EXERCISE MATERIAL:
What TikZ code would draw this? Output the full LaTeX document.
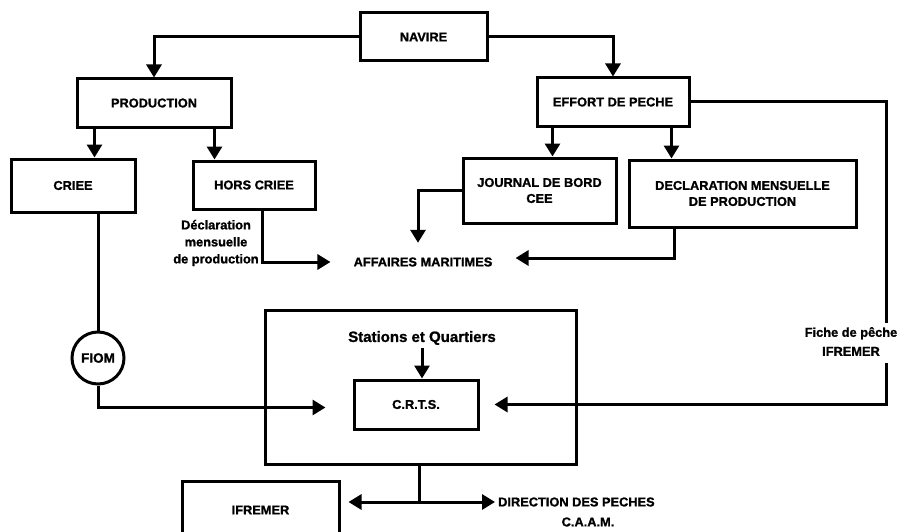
\documentclass[tikz,border=0pt]{standalone}
\usepackage{fontspec}
\setmainfont{Liberation Sans}[BoldFeatures={FakeBold=1.2}]
\usetikzlibrary{arrows.meta,calc}
\begin{document}
\begin{tikzpicture}[x=1pt,y=-1pt,
  every node/.style={font=\bfseries\fontsize{12.8}{16}\selectfont},
  box/.style={draw,line width=3pt,inner sep=0pt,align=center},
  ln/.style={line width=3pt},
  arr/.style={ln,-{Triangle[length=13pt,width=15pt]}},
]
\clip (0,0) rectangle (901,532);
\fill[white] (0,0) rectangle (901,532);

% boxes
\node[box,minimum width=127pt,minimum height=48pt] (navire) at (423.5,37) {NAVIRE};
\node[box,minimum width=154pt,minimum height=48pt] (production) at (154,103) {PRODUCTION};
\node[box,minimum width=152pt,minimum height=48pt] (effort) at (613,102) {EFFORT DE PECHE};
\node[box,minimum width=124pt,minimum height=53pt] (criee) at (73,185.5) {CRIEE};
\node[box,minimum width=122pt,minimum height=48pt] (hors) at (254,185) {HORS CRIEE};
\node[box,minimum width=153pt,minimum height=65pt] (journal) at (539.5,190.5) {JOURNAL DE BORD\\CEE};
\node[box,minimum width=227pt,minimum height=67pt] (declar) at (742.5,193.5) {DECLARATION MENSUELLE\\DE PRODUCTION};
\node[box,minimum width=311pt,minimum height=154pt] (big) at (420.5,387) {};
\node[font=\bfseries\fontsize{15}{18}\selectfont] (stations) at (422,338) {Stations et Quartiers};
\node[box,minimum width=124pt,minimum height=49pt] (crts) at (416,404.5) {C.R.T.S.};
\node[box,minimum width=157pt,minimum height=58pt] (ifremer) at (260.5,510) {IFREMER};
\node[draw,line width=3pt,circle,minimum size=52pt,inner sep=0pt,font=\bfseries\fontsize{13.5}{16}\selectfont] (fiom) at (98,358) {FIOM};

% free texts
\node[inner xsep=23pt,minimum height=38pt] (affaires) at (423,262) {AFFAIRES MARITIMES};
\node[align=center,font=\bfseries\fontsize{12.8}{17}\selectfont] (decltxt) at (216,243) {Déclaration\\mensuelle\\de production};
\node[align=center,font=\bfseries\fontsize{12.8}{19}\selectfont] (fiche) at (851,341.5) {Fiche de pêche\\IFREMER};
\node[anchor=west,inner xsep=3pt] (direction) at (495,502) {DIRECTION DES PECHES};
\node (caam) at (588,522) {C.A.A.M.};

% connectors
\draw[arr] (navire.west) -| (production.north);
\draw[arr] (navire.east) -| (effort.north);
\draw[arr] ($(production.south west)+(19,0)$) coordinate (pa) -- (pa |- criee.north);
\draw[arr] ($(production.south west)+(139,0)$) coordinate (pb) -- (pb |- hors.north);
\draw[arr] ($(effort.south west)+(17,0)$) coordinate (ea) -- (ea |- journal.north);
\draw[arr] ($(effort.south west)+(136,0)$) coordinate (eb) -- (eb |- declar.north);
\draw[arr] ($(hors.south)+(8,0)$) |- (affaires.west);
\draw[arr] (journal.west) -| ($(affaires.north)+(-5,0)$);
\draw[arr] ($(declar.south west)+(47,0)$) |- ($(affaires.east)+(0,-4)$);
\coordinate (ftop) at (886,323);
\coordinate (fbot) at (886,363);
\draw[ln] (effort.east) -| (ftop);
\draw[arr,shorten >=15pt] (fbot) |- (crts.east);
\draw[ln] (fiom.north |- criee.south) -- (fiom.north);
\draw[arr,shorten >=27pt] (fiom.south) |- ($(crts.west)+(0,3)$);
\draw[arr] (stations.south) -- (stations.south |- crts.north);
\coordinate (j) at (419,502);
\draw[ln] (j |- big.south) -- (j);
\draw[arr,shorten >=8pt] (j) -- (j -| ifremer.east);
\draw[arr] (j) -- (direction.west);
\end{tikzpicture}
\end{document}
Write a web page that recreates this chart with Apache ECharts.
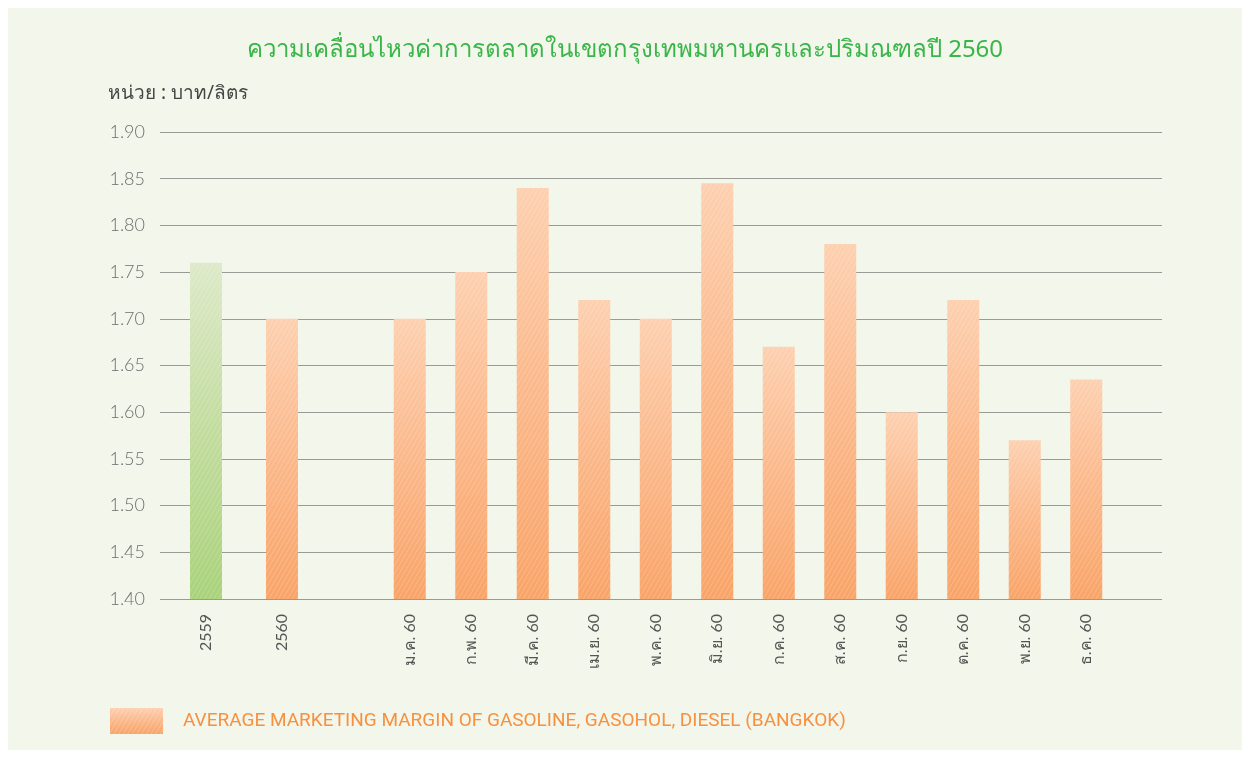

WHAT YOU ARE ASKED TO DO:
Reproduce the listing above exactly, excluding all pictures.

SOLUTION FOR THIS EXERCISE:
What TikZ code would draw this? Output the full LaTeX document.
\documentclass[tikz,border=0pt]{standalone}
\usepackage{fontspec}
\setmainfont{Liberation Sans}[BoldFeatures={FakeBold=1.2}]
\usetikzlibrary{arrows.meta,calc}
\begin{document}
\begin{tikzpicture}[x=1pt,y=-1pt,
  every node/.style={font=\bfseries\fontsize{12.8}{16}\selectfont},
  box/.style={draw,line width=3pt,inner sep=0pt,align=center},
  ln/.style={line width=3pt},
  arr/.style={ln,-{Triangle[length=13pt,width=15pt]}},
]
\clip (0,0) rectangle (901,532);
\fill[white] (0,0) rectangle (901,532);

% boxes
\node[box,minimum width=127pt,minimum height=48pt] (navire) at (423.5,37) {NAVIRE};
\node[box,minimum width=154pt,minimum height=48pt] (production) at (154,103) {PRODUCTION};
\node[box,minimum width=152pt,minimum height=48pt] (effort) at (613,102) {EFFORT DE PECHE};
\node[box,minimum width=124pt,minimum height=53pt] (criee) at (73,185.5) {CRIEE};
\node[box,minimum width=122pt,minimum height=48pt] (hors) at (254,185) {HORS CRIEE};
\node[box,minimum width=153pt,minimum height=65pt] (journal) at (539.5,190.5) {JOURNAL DE BORD\\CEE};
\node[box,minimum width=227pt,minimum height=67pt] (declar) at (742.5,193.5) {DECLARATION MENSUELLE\\DE PRODUCTION};
\node[box,minimum width=311pt,minimum height=154pt] (big) at (420.5,387) {};
\node[font=\bfseries\fontsize{15}{18}\selectfont] (stations) at (422,338) {Stations et Quartiers};
\node[box,minimum width=124pt,minimum height=49pt] (crts) at (416,404.5) {C.R.T.S.};
\node[box,minimum width=157pt,minimum height=58pt] (ifremer) at (260.5,510) {IFREMER};
\node[draw,line width=3pt,circle,minimum size=52pt,inner sep=0pt,font=\bfseries\fontsize{13.5}{16}\selectfont] (fiom) at (98,358) {FIOM};

% free texts
\node[inner xsep=23pt,minimum height=38pt] (affaires) at (423,262) {AFFAIRES MARITIMES};
\node[align=center,font=\bfseries\fontsize{12.8}{17}\selectfont] (decltxt) at (216,243) {Déclaration\\mensuelle\\de production};
\node[align=center,font=\bfseries\fontsize{12.8}{19}\selectfont] (fiche) at (851,341.5) {Fiche de pêche\\IFREMER};
\node[anchor=west,inner xsep=3pt] (direction) at (495,502) {DIRECTION DES PECHES};
\node (caam) at (588,522) {C.A.A.M.};

% connectors
\draw[arr] (navire.west) -| (production.north);
\draw[arr] (navire.east) -| (effort.north);
\draw[arr] ($(production.south west)+(19,0)$) coordinate (pa) -- (pa |- criee.north);
\draw[arr] ($(production.south west)+(139,0)$) coordinate (pb) -- (pb |- hors.north);
\draw[arr] ($(effort.south west)+(17,0)$) coordinate (ea) -- (ea |- journal.north);
\draw[arr] ($(effort.south west)+(136,0)$) coordinate (eb) -- (eb |- declar.north);
\draw[arr] ($(hors.south)+(8,0)$) |- (affaires.west);
\draw[arr] (journal.west) -| ($(affaires.north)+(-5,0)$);
\draw[arr] ($(declar.south west)+(47,0)$) |- ($(affaires.east)+(0,-4)$);
\coordinate (ftop) at (886,323);
\coordinate (fbot) at (886,363);
\draw[ln] (effort.east) -| (ftop);
\draw[arr,shorten >=15pt] (fbot) |- (crts.east);
\draw[ln] (fiom.north |- criee.south) -- (fiom.north);
\draw[arr,shorten >=27pt] (fiom.south) |- ($(crts.west)+(0,3)$);
\draw[arr] (stations.south) -- (stations.south |- crts.north);
\coordinate (j) at (419,502);
\draw[ln] (j |- big.south) -- (j);
\draw[arr,shorten >=8pt] (j) -- (j -| ifremer.east);
\draw[arr] (j) -- (direction.west);
\end{tikzpicture}
\end{document}
Write a web page that recreates this chart with Apache ECharts.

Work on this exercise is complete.